In practice, the risk often shows up where automation, service accounts, and delegated approvals intersect. A transport record in SAP, a release gate in CI/CD, or an approval step in a procurement flow can all become control points. NHI Management Group treats this as a governance issue as much as a technical one, because process integrity depends on both entitlement control and evidence that changes were authorised. The NIST Cybersecurity Framework 2.0 is relevant here because it emphasises protected, monitored, and recoverable operations rather than trust in a single control layer.

The most common misapplication is treating workflow tampering as a pure application defect, which occurs when teams investigate only code changes and ignore altered approvals, records, or delegated identity actions.

Examples and Use Cases

Implementing strong controls against business process manipulation often introduces friction, requiring organisations to weigh operational speed against the cost of tighter approval and traceability requirements.

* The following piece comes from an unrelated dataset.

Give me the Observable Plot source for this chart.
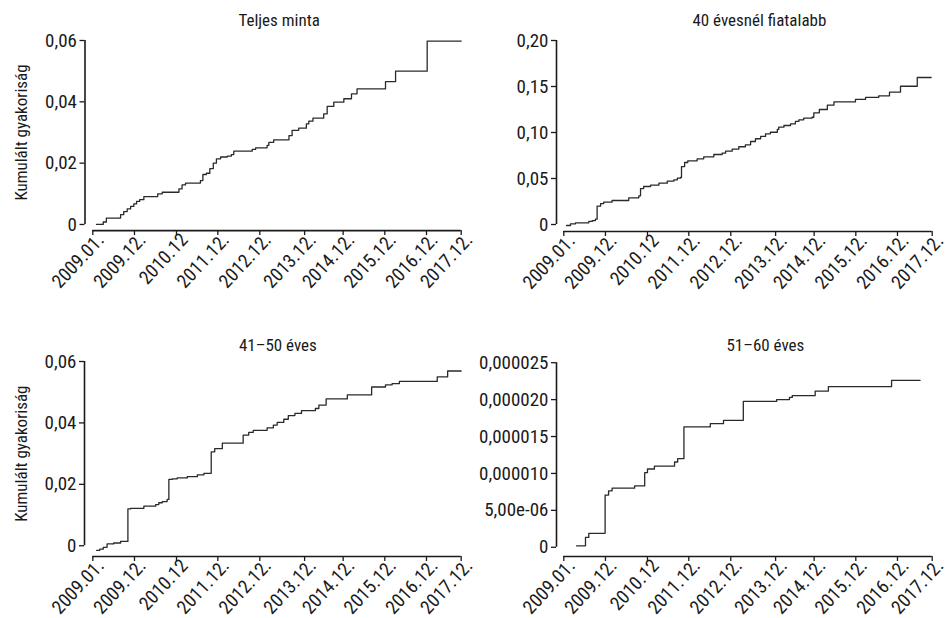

  • A service account alters a transport request in SAP so an unauthorised change moves into production without the expected review.
  • An AI agent with tool access bypasses a human approval step in a procurement workflow, creating a purchase path that was never properly authorised.
  • A privileged integration account edits transaction routing so exceptions are sent to a controlled mailbox instead of the compliance queue.
  • Release automation changes a deployment path after a credential is reused, making a high-risk configuration look like a routine pipeline event.

The lifecycle controls in Ultimate Guide to NHIs — Lifecycle Processes for Managing NHIs are useful because manipulated processes often persist when service identities are not reviewed, rotated, or offboarded. For identity and workflow assurance, teams can also borrow from the same operational discipline described in the NIST Cybersecurity Framework 2.0, especially where logging and recovery need to prove that a path was changed.

Why It Matters in NHI Security

Business process manipulation is dangerous because it converts identity compromise into business outcome compromise. A stolen token is bad; a stolen token that can rewrite approvals, reroute records, or suppress exceptions is worse. That is why process integrity must be monitored alongside secret hygiene, entitlement design, and control evidence. NHI Management Group research shows that 97% of NHIs carry excessive privileges, which gives attackers the reach needed to tamper with downstream workflows once a single identity is abused.

This term also matters because many organisations still rely on implied trust between systems. If a bot, integration, or API key can alter records without step-up validation, then the process itself becomes the attack surface. Governance teams should treat unusual approval edits, transport changes, and silent reroutes as incident signals, not merely administrative noise. The same visibility mindset highlighted in Ultimate Guide to NHIs — Lifecycle Processes for Managing NHIs is essential when process integrity depends on knowing which NHI acted, when it acted, and what it changed. Organisations typically encounter the consequence only after a production error, audit failure, or fraud event, at which point business process manipulation becomes operationally unavoidable to address.

Standards & Framework Alignment

This section maps relevant standards and security frameworks to the operational risks and controls described in this guidance.

OWASP Non-Human Identity Top 10 address the attack and risk surface, while NIST CSF 2.0 and NIST Zero Trust (SP 800-207) set the governance and control requirements practitioners need to meet.

Framework Control / Reference Relevance
OWASP Non-Human Identity Top 10 NHI-04 Covers abuse of non-human identities that can change workflows, approvals, and records.
NIST CSF 2.0 DE.CM-8 Monitoring of changes and anomalies supports detection of manipulated business processes.
NIST Zero Trust (SP 800-207) SC-7 Zero Trust limits implicit trust in workflow actions and enforces verification at each step.

Log and alert on approval, transport, and routing changes that deviate from normal patterns.